Exercise description: All the data must come back unchanged, except that pictures are left out.

Dataset section:
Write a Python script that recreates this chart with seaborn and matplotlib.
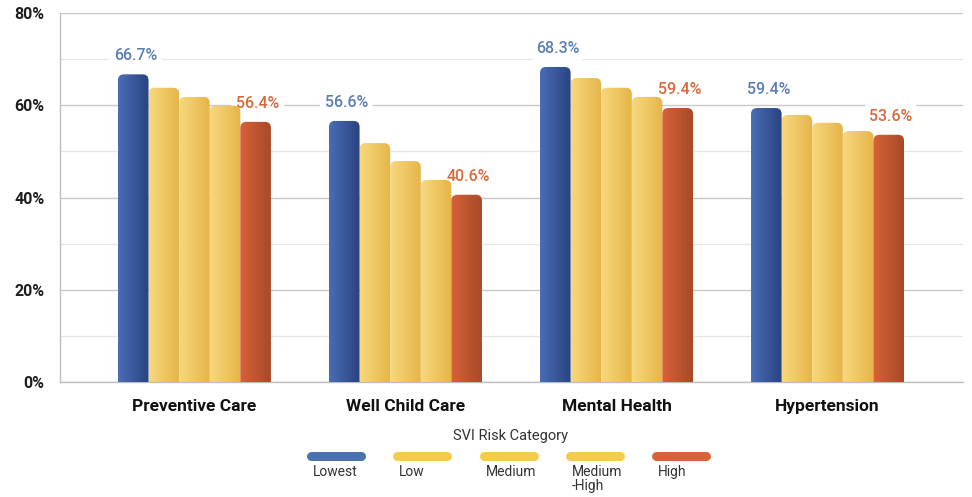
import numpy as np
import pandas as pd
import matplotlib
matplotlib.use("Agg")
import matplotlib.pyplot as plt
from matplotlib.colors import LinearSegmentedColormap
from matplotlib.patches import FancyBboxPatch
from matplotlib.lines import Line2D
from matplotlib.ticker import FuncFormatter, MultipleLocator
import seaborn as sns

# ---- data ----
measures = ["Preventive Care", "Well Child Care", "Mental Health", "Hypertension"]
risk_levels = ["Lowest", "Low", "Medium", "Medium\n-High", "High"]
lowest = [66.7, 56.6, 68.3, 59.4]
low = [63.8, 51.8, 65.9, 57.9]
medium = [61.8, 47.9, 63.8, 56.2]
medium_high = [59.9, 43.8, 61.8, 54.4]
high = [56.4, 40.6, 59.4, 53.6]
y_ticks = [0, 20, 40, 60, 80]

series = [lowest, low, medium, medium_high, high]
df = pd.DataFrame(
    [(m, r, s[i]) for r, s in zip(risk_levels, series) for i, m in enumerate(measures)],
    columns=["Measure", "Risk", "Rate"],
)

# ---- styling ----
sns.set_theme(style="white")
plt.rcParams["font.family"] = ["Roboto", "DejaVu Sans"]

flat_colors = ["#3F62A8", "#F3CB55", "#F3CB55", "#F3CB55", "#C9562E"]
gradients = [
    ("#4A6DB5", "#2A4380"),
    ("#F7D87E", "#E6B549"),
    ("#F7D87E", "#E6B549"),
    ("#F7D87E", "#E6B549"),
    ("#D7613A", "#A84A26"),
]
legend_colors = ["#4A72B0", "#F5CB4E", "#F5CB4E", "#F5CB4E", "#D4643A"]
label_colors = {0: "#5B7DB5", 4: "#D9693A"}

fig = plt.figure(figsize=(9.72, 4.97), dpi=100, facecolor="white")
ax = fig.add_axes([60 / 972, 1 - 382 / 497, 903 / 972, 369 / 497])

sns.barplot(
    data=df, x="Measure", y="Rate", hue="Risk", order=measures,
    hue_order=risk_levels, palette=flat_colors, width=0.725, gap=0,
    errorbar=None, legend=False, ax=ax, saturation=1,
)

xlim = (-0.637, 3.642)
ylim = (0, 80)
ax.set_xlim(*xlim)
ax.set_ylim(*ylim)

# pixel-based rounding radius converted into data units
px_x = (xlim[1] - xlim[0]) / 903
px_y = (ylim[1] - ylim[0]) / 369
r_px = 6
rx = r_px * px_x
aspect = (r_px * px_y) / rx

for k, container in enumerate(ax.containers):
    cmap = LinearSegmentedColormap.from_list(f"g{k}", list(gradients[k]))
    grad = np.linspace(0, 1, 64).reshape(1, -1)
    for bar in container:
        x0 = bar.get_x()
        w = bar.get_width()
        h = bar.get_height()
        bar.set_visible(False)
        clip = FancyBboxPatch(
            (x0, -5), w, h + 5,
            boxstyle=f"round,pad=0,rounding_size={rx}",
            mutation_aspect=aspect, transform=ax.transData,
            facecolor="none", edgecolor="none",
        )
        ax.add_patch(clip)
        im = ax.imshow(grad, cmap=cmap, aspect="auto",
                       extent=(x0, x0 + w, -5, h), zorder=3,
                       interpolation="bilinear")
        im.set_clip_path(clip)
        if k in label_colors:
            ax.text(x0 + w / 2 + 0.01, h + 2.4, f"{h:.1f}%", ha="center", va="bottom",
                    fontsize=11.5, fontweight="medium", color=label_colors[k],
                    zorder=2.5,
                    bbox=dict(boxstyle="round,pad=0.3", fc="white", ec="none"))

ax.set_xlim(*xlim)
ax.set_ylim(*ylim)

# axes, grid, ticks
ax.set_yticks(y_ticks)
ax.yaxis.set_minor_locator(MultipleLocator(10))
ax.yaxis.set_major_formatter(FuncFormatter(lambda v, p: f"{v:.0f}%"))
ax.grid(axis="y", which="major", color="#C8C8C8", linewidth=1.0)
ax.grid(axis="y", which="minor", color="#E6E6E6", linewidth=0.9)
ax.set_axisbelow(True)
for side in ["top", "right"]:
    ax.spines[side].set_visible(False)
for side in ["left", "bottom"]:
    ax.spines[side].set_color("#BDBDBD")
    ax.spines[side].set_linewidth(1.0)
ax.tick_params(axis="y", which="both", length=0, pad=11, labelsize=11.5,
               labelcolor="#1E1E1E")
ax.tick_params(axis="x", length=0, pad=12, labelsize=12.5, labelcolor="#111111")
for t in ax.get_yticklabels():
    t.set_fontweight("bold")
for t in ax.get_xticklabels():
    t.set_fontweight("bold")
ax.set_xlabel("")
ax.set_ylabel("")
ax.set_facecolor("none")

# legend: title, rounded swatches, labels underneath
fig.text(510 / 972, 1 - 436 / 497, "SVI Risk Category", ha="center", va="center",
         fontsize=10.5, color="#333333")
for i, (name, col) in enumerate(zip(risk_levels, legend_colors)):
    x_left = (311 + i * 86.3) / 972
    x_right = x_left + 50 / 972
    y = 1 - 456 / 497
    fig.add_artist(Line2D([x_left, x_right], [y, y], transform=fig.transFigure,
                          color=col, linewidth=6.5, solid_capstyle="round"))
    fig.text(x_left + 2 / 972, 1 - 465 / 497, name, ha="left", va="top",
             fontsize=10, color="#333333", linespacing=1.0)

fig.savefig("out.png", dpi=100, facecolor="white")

Finished answer:
Write a Python script that recreates this chart with seaborn and matplotlib.
import numpy as np
import pandas as pd
import matplotlib
matplotlib.use("Agg")
import matplotlib.pyplot as plt
from matplotlib.colors import LinearSegmentedColormap
from matplotlib.patches import FancyBboxPatch
from matplotlib.lines import Line2D
from matplotlib.ticker import FuncFormatter, MultipleLocator
import seaborn as sns

# ---- data ----
measures = ["Preventive Care", "Well Child Care", "Mental Health", "Hypertension"]
risk_levels = ["Lowest", "Low", "Medium", "Medium\n-High", "High"]
lowest = [66.7, 56.6, 68.3, 59.4]
low = [63.8, 51.8, 65.9, 57.9]
medium = [61.8, 47.9, 63.8, 56.2]
medium_high = [59.9, 43.8, 61.8, 54.4]
high = [56.4, 40.6, 59.4, 53.6]
y_ticks = [0, 20, 40, 60, 80]

series = [lowest, low, medium, medium_high, high]
df = pd.DataFrame(
    [(m, r, s[i]) for r, s in zip(risk_levels, series) for i, m in enumerate(measures)],
    columns=["Measure", "Risk", "Rate"],
)

# ---- styling ----
sns.set_theme(style="white")
plt.rcParams["font.family"] = ["Roboto", "DejaVu Sans"]

flat_colors = ["#3F62A8", "#F3CB55", "#F3CB55", "#F3CB55", "#C9562E"]
gradients = [
    ("#4A6DB5", "#2A4380"),
    ("#F7D87E", "#E6B549"),
    ("#F7D87E", "#E6B549"),
    ("#F7D87E", "#E6B549"),
    ("#D7613A", "#A84A26"),
]
legend_colors = ["#4A72B0", "#F5CB4E", "#F5CB4E", "#F5CB4E", "#D4643A"]
label_colors = {0: "#5B7DB5", 4: "#D9693A"}

fig = plt.figure(figsize=(9.72, 4.97), dpi=100, facecolor="white")
ax = fig.add_axes([60 / 972, 1 - 382 / 497, 903 / 972, 369 / 497])

sns.barplot(
    data=df, x="Measure", y="Rate", hue="Risk", order=measures,
    hue_order=risk_levels, palette=flat_colors, width=0.725, gap=0,
    errorbar=None, legend=False, ax=ax, saturation=1,
)

xlim = (-0.637, 3.642)
ylim = (0, 80)
ax.set_xlim(*xlim)
ax.set_ylim(*ylim)

# pixel-based rounding radius converted into data units
px_x = (xlim[1] - xlim[0]) / 903
px_y = (ylim[1] - ylim[0]) / 369
r_px = 6
rx = r_px * px_x
aspect = (r_px * px_y) / rx

for k, container in enumerate(ax.containers):
    cmap = LinearSegmentedColormap.from_list(f"g{k}", list(gradients[k]))
    grad = np.linspace(0, 1, 64).reshape(1, -1)
    for bar in container:
        x0 = bar.get_x()
        w = bar.get_width()
        h = bar.get_height()
        bar.set_visible(False)
        clip = FancyBboxPatch(
            (x0, -5), w, h + 5,
            boxstyle=f"round,pad=0,rounding_size={rx}",
            mutation_aspect=aspect, transform=ax.transData,
            facecolor="none", edgecolor="none",
        )
        ax.add_patch(clip)
        im = ax.imshow(grad, cmap=cmap, aspect="auto",
                       extent=(x0, x0 + w, -5, h), zorder=3,
                       interpolation="bilinear")
        im.set_clip_path(clip)
        if k in label_colors:
            ax.text(x0 + w / 2 + 0.01, h + 2.4, f"{h:.1f}%", ha="center", va="bottom",
                    fontsize=11.5, fontweight="medium", color=label_colors[k],
                    zorder=2.5,
                    bbox=dict(boxstyle="round,pad=0.3", fc="white", ec="none"))

ax.set_xlim(*xlim)
ax.set_ylim(*ylim)

# axes, grid, ticks
ax.set_yticks(y_ticks)
ax.yaxis.set_minor_locator(MultipleLocator(10))
ax.yaxis.set_major_formatter(FuncFormatter(lambda v, p: f"{v:.0f}%"))
ax.grid(axis="y", which="major", color="#C8C8C8", linewidth=1.0)
ax.grid(axis="y", which="minor", color="#E6E6E6", linewidth=0.9)
ax.set_axisbelow(True)
for side in ["top", "right"]:
    ax.spines[side].set_visible(False)
for side in ["left", "bottom"]:
    ax.spines[side].set_color("#BDBDBD")
    ax.spines[side].set_linewidth(1.0)
ax.tick_params(axis="y", which="both", length=0, pad=11, labelsize=11.5,
               labelcolor="#1E1E1E")
ax.tick_params(axis="x", length=0, pad=12, labelsize=12.5, labelcolor="#111111")
for t in ax.get_yticklabels():
    t.set_fontweight("bold")
for t in ax.get_xticklabels():
    t.set_fontweight("bold")
ax.set_xlabel("")
ax.set_ylabel("")
ax.set_facecolor("none")

# legend: title, rounded swatches, labels underneath
fig.text(510 / 972, 1 - 436 / 497, "SVI Risk Category", ha="center", va="center",
         fontsize=10.5, color="#333333")
for i, (name, col) in enumerate(zip(risk_levels, legend_colors)):
    x_left = (311 + i * 86.3) / 972
    x_right = x_left + 50 / 972
    y = 1 - 456 / 497
    fig.add_artist(Line2D([x_left, x_right], [y, y], transform=fig.transFigure,
                          color=col, linewidth=6.5, solid_capstyle="round"))
    fig.text(x_left + 2 / 972, 1 - 465 / 497, name, ha="left", va="top",
             fontsize=10, color="#333333", linespacing=1.0)

fig.savefig("out.png", dpi=100, facecolor="white")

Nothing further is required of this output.